De complete uitrol werd gefaseerd uitgevoerd. Gestart werd met de 18 zuiveringslocaties, waarna de 150 gemalen volgden. Gerritsen legt uit waarom voor deze fasering werd gekozen: ‘Dat heeft voornamelijk te maken met het feit dat de organisatie moet wennen aan zo’n compleet nieuw systeem. Medewerkers moeten bijvoorbeeld discipline krijgen in het opwaarderen en opladen van sleutels. Om dit te bewerkstelligen hebben we continu via de interne nieuwsbrief en het intranet gecommuniceerd over de status van het nieuwe systeem, en daarin steeds uitgelegd hoe het werkt en instructie gegeven waar de mensen op moeten letten.’ Maar er is ook heel strategisch gekeken naar de volgorde in de vervanging van de cilinders, vertelt Gerritsen. ‘We zijn begonnen met de cilinders bij de werkplekken, omdat men daar de meeste pijn zou voelen. Zodra mensen hun werkplek namelijk niet kunnen bereiken, worden ze alert en zich bewust dat ze voortaan hun sleutel moeten opwaarderen.’
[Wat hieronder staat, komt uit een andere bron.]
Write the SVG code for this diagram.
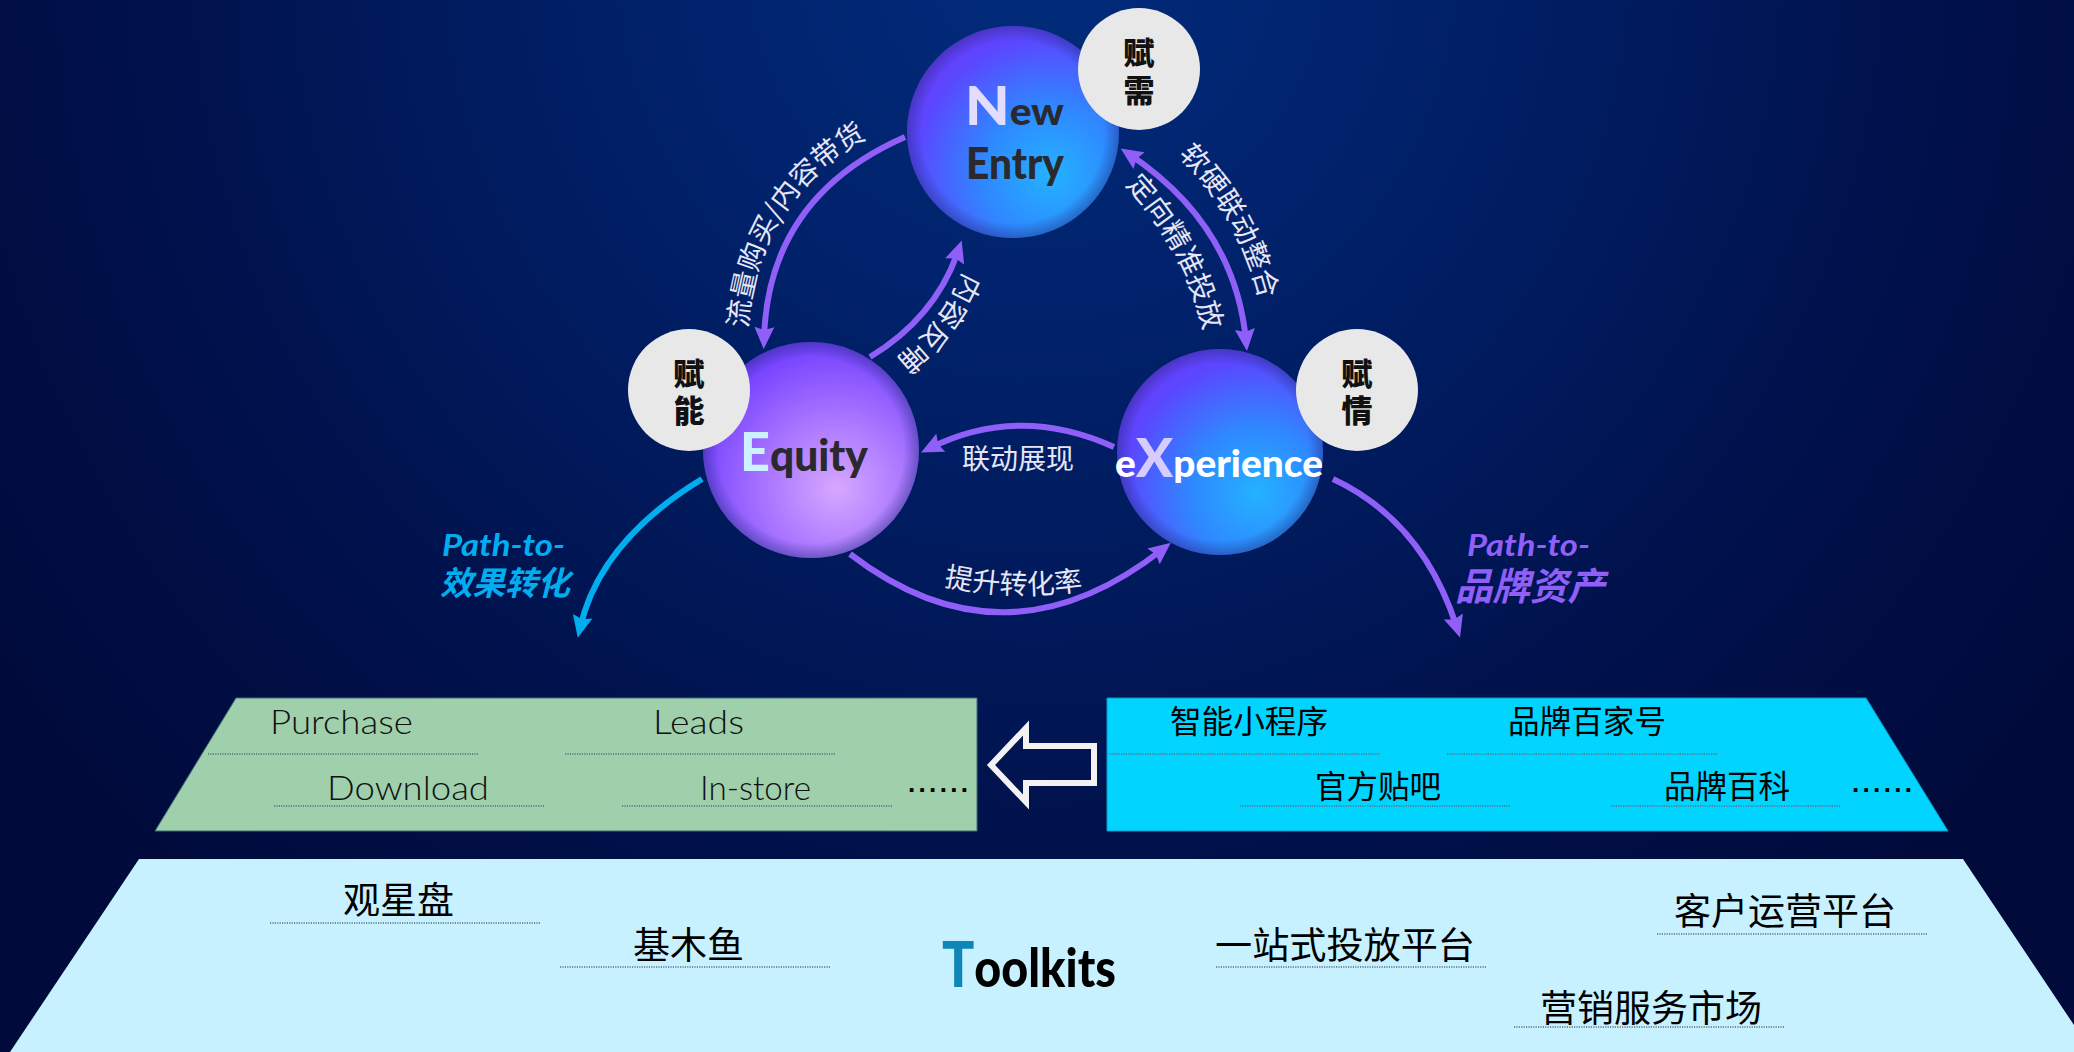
<svg xmlns="http://www.w3.org/2000/svg" width="2074" height="1052" viewBox="0 0 2074 1052">
<style>
text{font-family:"Liberation Sans","Noto Sans CJK SC",sans-serif}
.lat{font-family:"Lato","Liberation Sans",sans-serif}
.lb{font-size:28px;fill:#e6e6f6;font-family:"Noto Sans CJK SC",sans-serif;text-anchor:middle}
.row{font-size:32px;fill:#000;font-family:"Noto Sans CJK SC",sans-serif;font-weight:400}
.big{font-size:37px;fill:#000;font-family:"Noto Sans CJK SC",sans-serif;font-weight:400}
.en{font-size:33px;fill:#111;font-family:"Lato","Liberation Sans",sans-serif;font-weight:300}
.dots{font-size:26px;fill:#000;font-weight:700}
.badge{fill:#e8e8e8}
.bt{font-size:31px;font-weight:900;fill:#111;text-anchor:middle;font-family:"Noto Sans CJK SC",sans-serif}
.nm{font-weight:900;fill:#2a2a2e;font-family:"Lato","Liberation Sans",sans-serif}
.rule{stroke:#5a6f80;stroke-width:1.4;stroke-dasharray:1.2 1.2;fill:none}
.arc{fill:none;stroke-width:6}
.vio{stroke:#8f5ff8}
.cy{stroke:#00aeef}
.path{font-size:31px;font-style:italic;font-weight:700;font-family:"Lato","Liberation Sans",sans-serif}
.pathc{font-size:33px;font-style:italic;font-weight:700;font-family:"Noto Sans CJK SC",sans-serif}
</style>
<defs>
<radialGradient id="bg" gradientUnits="userSpaceOnUse" cx="1037" cy="-40" r="1250">
<stop offset="0" stop-color="#012c7c"/><stop offset="0.28" stop-color="#01226c"/><stop offset="0.5" stop-color="#001a5c"/><stop offset="0.75" stop-color="#001049"/><stop offset="1" stop-color="#000b3c"/>
</radialGradient>
<radialGradient id="blue" cx="0.68" cy="0.7" r="0.8">
<stop offset="0" stop-color="#24b2ff"/><stop offset="0.4" stop-color="#2f88ff"/><stop offset="0.8" stop-color="#5a48ff"/><stop offset="1" stop-color="#6d38fa"/>
</radialGradient>
<radialGradient id="vio" cx="0.62" cy="0.68" r="0.78">
<stop offset="0" stop-color="#d6a8ff"/><stop offset="0.45" stop-color="#a672ff"/><stop offset="0.85" stop-color="#7642ff"/><stop offset="1" stop-color="#6a36f5"/>
</radialGradient>
<radialGradient id="rim" cx="0.5" cy="0.5" r="0.5">
<stop offset="0.86" stop-color="#1a2a70" stop-opacity="0"/><stop offset="1" stop-color="#1a2a70" stop-opacity="0.4"/>
</radialGradient>
<marker id="hv" markerUnits="userSpaceOnUse" markerWidth="22" markerHeight="22" viewBox="0 0 22 22" refX="12" refY="11" orient="auto-start-reverse"><path d="M0,1 L22,11 L0,21 L3,11z" fill="#8f5ff8"/></marker>
<marker id="hc" markerUnits="userSpaceOnUse" markerWidth="22" markerHeight="22" viewBox="0 0 22 22" refX="12" refY="11" orient="auto-start-reverse"><path d="M0,1 L22,11 L0,21 L3,11z" fill="#00aeef"/></marker>
<path id="p1" d="M748,327 Q757,200 866,139"/>
<path id="p2" d="M1125,185 Q1183,245 1204,331"/>
<path id="p3" d="M1180,157 Q1238,215 1259,297"/>
<path id="p4" d="M963,274 Q941,324 898,358"/>
<path id="p5" d="M945,586 Q1013,600 1082,590"/>
</defs>
<rect width="2074" height="1052" fill="url(#bg)"/>

<g id="connectors">
<path class="arc vio" d="M905,137 Q768,197 764,339" marker-end="url(#hv)"/>
<path class="arc vio" d="M870,357 Q936,317 958.5,250" marker-end="url(#hv)"/>
<path class="arc vio" d="M1129,154 Q1235,225 1246,341" marker-start="url(#hv)" marker-end="url(#hv)"/>
<path class="arc vio" d="M1114,447 Q1019,404 930,448" marker-end="url(#hv)"/>
<path class="arc vio" d="M850,554 Q1005,673 1163,549" marker-end="url(#hv)"/>
<path class="arc cy" d="M702,479 Q600,541 580,628" marker-end="url(#hc)"/>
<path class="arc vio" d="M1333,479 Q1423,521 1457,628" marker-end="url(#hv)"/>
<text class="lb"><textPath href="#p1" startOffset="50%">流量购买/内容带货</textPath></text>
<text class="lb"><textPath href="#p2" startOffset="50%">定向精准投放</textPath></text>
<text class="lb"><textPath href="#p3" startOffset="50%">软硬联动整合</textPath></text>
<text class="lb"><textPath href="#p4" startOffset="50%">内容反哺</textPath></text>
<text class="lb" x="1018" y="469">联动展现</text>
<text class="lb"><textPath href="#p5" startOffset="50%">提升转化率</textPath></text>
</g>

<g id="node-new-entry">
<circle cx="1013" cy="132" r="106" fill="url(#blue)"/>
<circle cx="1013" cy="132" r="106" fill="url(#rim)"/>
<text x="965" y="124.5" class="nm" font-size="38" textLength="99" lengthAdjust="spacingAndGlyphs"><tspan font-size="54" fill="#e2dcff">N</tspan><tspan>ew</tspan></text>
<text x="966" y="179" class="nm" font-size="44" textLength="98" lengthAdjust="spacingAndGlyphs">Entry</text>
</g>
<g id="node-equity">
<circle cx="811" cy="450" r="108" fill="url(#vio)"/>
<circle cx="811" cy="450" r="108" fill="url(#rim)"/>
<text x="740" y="471" class="nm" font-size="44" textLength="128" lengthAdjust="spacingAndGlyphs"><tspan font-size="54" fill="#cdf2ff">E</tspan><tspan>quity</tspan></text>
</g>
<g id="node-experience">
<circle cx="1220" cy="452" r="103" fill="url(#blue)"/>
<circle cx="1220" cy="452" r="103" fill="url(#rim)"/>
<text x="1115" y="477" class="nm" font-size="38" textLength="208" lengthAdjust="spacingAndGlyphs" style="fill:#fff"><tspan>e</tspan><tspan font-size="54" fill="#d6ccff">X</tspan><tspan>perience</tspan></text>
</g>
<g id="badge-xu">
<circle class="badge" cx="1139" cy="69" r="61"/>
<text class="bt" x="1139" y="64">赋</text><text class="bt" x="1139" y="102">需</text>
</g>
<g id="badge-neng">
<circle class="badge" cx="689" cy="390" r="61"/>
<text class="bt" x="689" y="385">赋</text><text class="bt" x="689" y="422">能</text>
</g>
<g id="badge-qing">
<circle class="badge" cx="1357" cy="390" r="61"/>
<text class="bt" x="1357" y="385">赋</text><text class="bt" x="1357" y="422">情</text>
</g>

<g id="label-path-left" fill="#00aeef">
<text class="path" x="442" y="556" textLength="123" lengthAdjust="spacingAndGlyphs">Path-to-</text>
<text class="pathc" x="440" y="595" textLength="130" lengthAdjust="spacingAndGlyphs">效果转化</text>
</g>
<g id="label-path-right" fill="#8f5ff8">
<text class="path" x="1467" y="556" textLength="123" lengthAdjust="spacingAndGlyphs">Path-to-</text>
<text class="pathc" x="1455" y="600" style="font-size:38px" textLength="150" lengthAdjust="spacingAndGlyphs">品牌资产</text>
</g>

<g id="panel-results">
<polygon points="236,698 977,698 977,831 155,831" fill="#a0cfab" stroke="#3f6f78" stroke-width="1"/>
<text class="en" x="270" y="734" textLength="143" lengthAdjust="spacingAndGlyphs">Purchase</text>
<text class="en" x="653" y="734" textLength="91" lengthAdjust="spacingAndGlyphs">Leads</text>
<text class="en" x="327" y="800" textLength="162" lengthAdjust="spacingAndGlyphs">Download</text>
<text class="en" x="700" y="800" textLength="111" lengthAdjust="spacingAndGlyphs">In-store</text>
<text class="dots" x="908" y="792" textLength="60" lengthAdjust="spacing">......</text>
<path class="rule" d="M208,754H479M565,754H836M274,806H545M622,806H893"/>
</g>
<g id="big-arrow">
<polygon points="991,765 1026,728 1026,746 1094,746 1094,783 1026,783 1026,802" fill="none" stroke="#f2f2f2" stroke-width="6"/>
</g>
<g id="panel-assets">
<polygon points="1107,698 1866,698 1948,831 1107,831" fill="#00d4ff" stroke="#0a98c4" stroke-width="1"/>
<text class="row" x="1170" y="733" textLength="158" lengthAdjust="spacingAndGlyphs">智能小程序</text>
<text class="row" x="1508" y="733" textLength="158" lengthAdjust="spacingAndGlyphs">品牌百家号</text>
<text class="row" x="1315" y="798" textLength="126" lengthAdjust="spacingAndGlyphs">官方贴吧</text>
<text class="row" x="1664" y="798" textLength="126" lengthAdjust="spacingAndGlyphs">品牌百科</text>
<text class="dots" x="1852" y="792" textLength="60" lengthAdjust="spacing">......</text>
<path class="rule" d="M1109,754H1379M1447,754H1718M1240,806H1511M1611,806H1841"/>
</g>
<g id="panel-toolkits">
<polygon points="139,859 1963,859 2092,1052 10,1052" fill="#c8f1ff"/>
<text class="big" x="343" y="914" textLength="111" lengthAdjust="spacingAndGlyphs">观星盘</text>
<text class="big" x="633" y="959" textLength="111" lengthAdjust="spacingAndGlyphs">基木鱼</text>
<text class="big" x="1215" y="959" textLength="260" lengthAdjust="spacingAndGlyphs">一站式投放平台</text>
<text class="big" x="1674" y="925" textLength="222" lengthAdjust="spacingAndGlyphs">客户运营平台</text>
<text class="big" x="1540" y="1022" textLength="222" lengthAdjust="spacingAndGlyphs">营销服务市场</text>
<text x="942" y="987" font-size="54" font-weight="900" fill="#000" textLength="174" lengthAdjust="spacingAndGlyphs" class="lat"><tspan font-size="62" fill="#0e86b8">T</tspan><tspan>oolkits</tspan></text>
<path class="rule" d="M270,923H541M560,967H831M1216,967H1487M1657,934H1928M1514,1027H1784"/>
</g>
</svg>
Door deze gefaseerde uitrol was de totale doorlooptijd van het project zo’n twee jaar en kon het medio 2012 worden afgerond. Volgens Voeten is een dergelijke doorlooptijd niet noodzakelijk en kan het zeker sneller. ‘Maar het is wel aan te raden, omdat organisaties eraan moeten wennen en er moet over worden gecommuniceerd. Dat is ook wel onze ervaring. Nogmaals, sneller kan, want het vervangen van de cilinders is wellicht nog wel het eenvoudigst te realiseren.’

Ervaringen

Het wekt geen verbazing dat Gerritsen aan het einde van het interview zich zeer tevreden toont over het nieuwe sluitsysteem, dat in zijn ogen compleet en flexibel is. ‘In mijn carrière is dit het vierde sluitplan waarmee ik werk. Bij mijn vorige werkgevers zijn we er altijd enthousiast mee begonnen, maar verwaterde het uiteindelijk doordat het beheer niet goed ging. En dat is nu juist het belangrijkste winstpunt van dit sluitplan: beheer. Daarmee staat of valt een sluitplan!’